= Carolyn Washburn =

American journalist

Carolyn Washburn is an American journalist who was the vice president and editor of The Cincinnati Enquirer until May 2015. Previously she was the vice president and editor of The Des Moines Register. She was also the executive editor of Idaho Statesman until 1999.

Washburn began her career in journalism in 1984 at the Lansing State Journal as a business reporter Covering Oldsmobile, General Motors and the United Auto Workers. She was promoted to business editor. She moved to the Rochester Democrat and Chronicle in 1987 covering Eastman Kodak Co.

== Awards ==

- 2010: The Des Moines Register won the Pulitzer Prize for Breaking News Photography. Washburn won Gannett Chairmans Ring.
- 2009: Washburn was first runner up for Gannett Editor of the Year.
- 2008: Washburn was named Gannett Editor of the Year.

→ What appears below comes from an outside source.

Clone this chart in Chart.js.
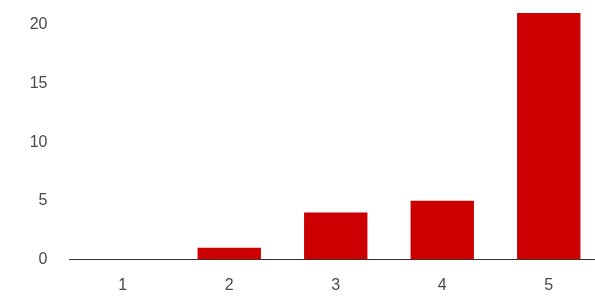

==Des Moines Register presidential debates==
Washburn received both harsh criticism and praise for how she moderated the 2007 Des Moines Register Republican presidential debate. She was criticized for controlling the pace of the debate and for her lengthy introductory remarks. The Iowa Independent wrote that the debate "was a train wreck, difficult for even the most ardent political junkie to watch. What seemed like a good idea on paper - avoiding over-discussed, politically charged topics about Iraq and immigration reform and forcing candidates to keep their answers succinct - actually made me yearn for a surreal surprise a la the YouTube debates." The Wall Street Journal wrote that Washburn treated the Republican candidates "like schoolchildren." Also, when she asked the Republican candidates to raise their hands if they believed climate change was caused by humans, Fred Thompson asked to explain his position and his request was denied. But The Baltimore Sun said: "Editor Carolyn Washburn is running a tight debate ship: No questions about the war or immigration. Just big-think questions." Politico, a new Web entry in political coverage, was impressed. "Carolyn Washburn, editor of the Des Moines Register, asked all the questions and did so in a manner that suggests she believes a presidential debate should be more about information than entertainment, Roger Simon says. "That is a staggering concept and one that some reporters may not have liked - there were few of the fireworks that fuel juicy story lines - but I have a feeling serious voters, which the Iowans who vote on caucus night are, got a lot out of it."